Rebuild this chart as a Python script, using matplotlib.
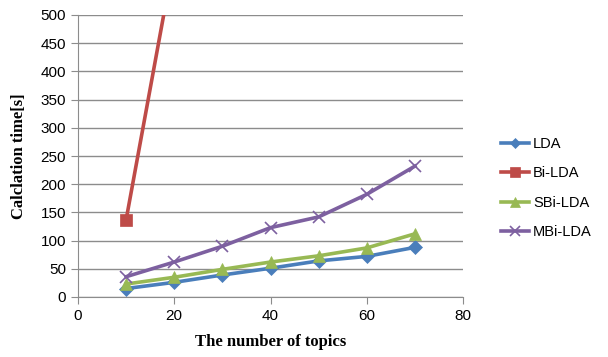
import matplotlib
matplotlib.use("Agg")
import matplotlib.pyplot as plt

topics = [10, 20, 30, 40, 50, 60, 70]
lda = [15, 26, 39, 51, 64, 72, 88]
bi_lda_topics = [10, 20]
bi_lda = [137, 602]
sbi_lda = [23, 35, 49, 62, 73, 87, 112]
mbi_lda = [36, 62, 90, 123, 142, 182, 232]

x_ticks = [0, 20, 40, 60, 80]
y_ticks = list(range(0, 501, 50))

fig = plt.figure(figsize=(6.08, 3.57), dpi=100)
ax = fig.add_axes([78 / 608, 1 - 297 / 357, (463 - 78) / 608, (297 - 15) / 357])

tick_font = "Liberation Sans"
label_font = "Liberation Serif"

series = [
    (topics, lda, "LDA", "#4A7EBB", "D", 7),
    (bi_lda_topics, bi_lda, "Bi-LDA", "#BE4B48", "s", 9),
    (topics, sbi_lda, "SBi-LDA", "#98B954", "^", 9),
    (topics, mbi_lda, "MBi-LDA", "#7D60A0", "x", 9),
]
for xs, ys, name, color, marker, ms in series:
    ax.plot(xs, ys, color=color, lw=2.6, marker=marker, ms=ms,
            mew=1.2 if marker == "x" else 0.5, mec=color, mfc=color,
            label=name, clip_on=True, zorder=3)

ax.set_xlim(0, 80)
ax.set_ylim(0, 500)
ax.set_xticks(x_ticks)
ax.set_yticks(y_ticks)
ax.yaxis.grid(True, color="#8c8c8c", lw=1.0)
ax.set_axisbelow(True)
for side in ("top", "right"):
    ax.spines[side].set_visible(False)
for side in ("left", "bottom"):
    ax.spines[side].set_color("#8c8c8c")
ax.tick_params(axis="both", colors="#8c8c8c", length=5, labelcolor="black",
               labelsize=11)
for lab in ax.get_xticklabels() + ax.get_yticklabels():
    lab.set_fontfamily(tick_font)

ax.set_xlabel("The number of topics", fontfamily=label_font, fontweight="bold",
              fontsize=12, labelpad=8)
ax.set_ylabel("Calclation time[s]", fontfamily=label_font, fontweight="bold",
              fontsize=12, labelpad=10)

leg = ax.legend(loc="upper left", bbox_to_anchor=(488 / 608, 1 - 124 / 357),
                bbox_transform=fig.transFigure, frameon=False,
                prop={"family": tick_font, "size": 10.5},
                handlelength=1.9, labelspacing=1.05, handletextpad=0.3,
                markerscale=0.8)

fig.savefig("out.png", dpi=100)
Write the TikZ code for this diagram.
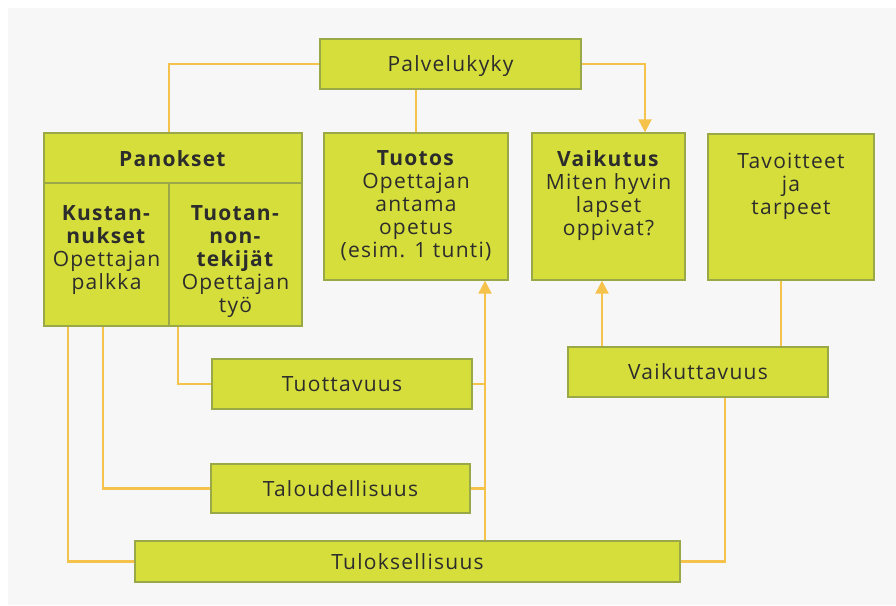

● **What you need to do**
Retype every entry verbatim and exclude the pictures from the copy.

● **Exercise response**
Rebuild this chart as a Python script, using matplotlib.
import matplotlib
matplotlib.use("Agg")
import matplotlib.pyplot as plt

topics = [10, 20, 30, 40, 50, 60, 70]
lda = [15, 26, 39, 51, 64, 72, 88]
bi_lda_topics = [10, 20]
bi_lda = [137, 602]
sbi_lda = [23, 35, 49, 62, 73, 87, 112]
mbi_lda = [36, 62, 90, 123, 142, 182, 232]

x_ticks = [0, 20, 40, 60, 80]
y_ticks = list(range(0, 501, 50))

fig = plt.figure(figsize=(6.08, 3.57), dpi=100)
ax = fig.add_axes([78 / 608, 1 - 297 / 357, (463 - 78) / 608, (297 - 15) / 357])

tick_font = "Liberation Sans"
label_font = "Liberation Serif"

series = [
    (topics, lda, "LDA", "#4A7EBB", "D", 7),
    (bi_lda_topics, bi_lda, "Bi-LDA", "#BE4B48", "s", 9),
    (topics, sbi_lda, "SBi-LDA", "#98B954", "^", 9),
    (topics, mbi_lda, "MBi-LDA", "#7D60A0", "x", 9),
]
for xs, ys, name, color, marker, ms in series:
    ax.plot(xs, ys, color=color, lw=2.6, marker=marker, ms=ms,
            mew=1.2 if marker == "x" else 0.5, mec=color, mfc=color,
            label=name, clip_on=True, zorder=3)

ax.set_xlim(0, 80)
ax.set_ylim(0, 500)
ax.set_xticks(x_ticks)
ax.set_yticks(y_ticks)
ax.yaxis.grid(True, color="#8c8c8c", lw=1.0)
ax.set_axisbelow(True)
for side in ("top", "right"):
    ax.spines[side].set_visible(False)
for side in ("left", "bottom"):
    ax.spines[side].set_color("#8c8c8c")
ax.tick_params(axis="both", colors="#8c8c8c", length=5, labelcolor="black",
               labelsize=11)
for lab in ax.get_xticklabels() + ax.get_yticklabels():
    lab.set_fontfamily(tick_font)

ax.set_xlabel("The number of topics", fontfamily=label_font, fontweight="bold",
              fontsize=12, labelpad=8)
ax.set_ylabel("Calclation time[s]", fontfamily=label_font, fontweight="bold",
              fontsize=12, labelpad=10)

leg = ax.legend(loc="upper left", bbox_to_anchor=(488 / 608, 1 - 124 / 357),
                bbox_transform=fig.transFigure, frameon=False,
                prop={"family": tick_font, "size": 10.5},
                handlelength=1.9, labelspacing=1.05, handletextpad=0.3,
                markerscale=0.8)

fig.savefig("out.png", dpi=100)
Write the TikZ code for this diagram.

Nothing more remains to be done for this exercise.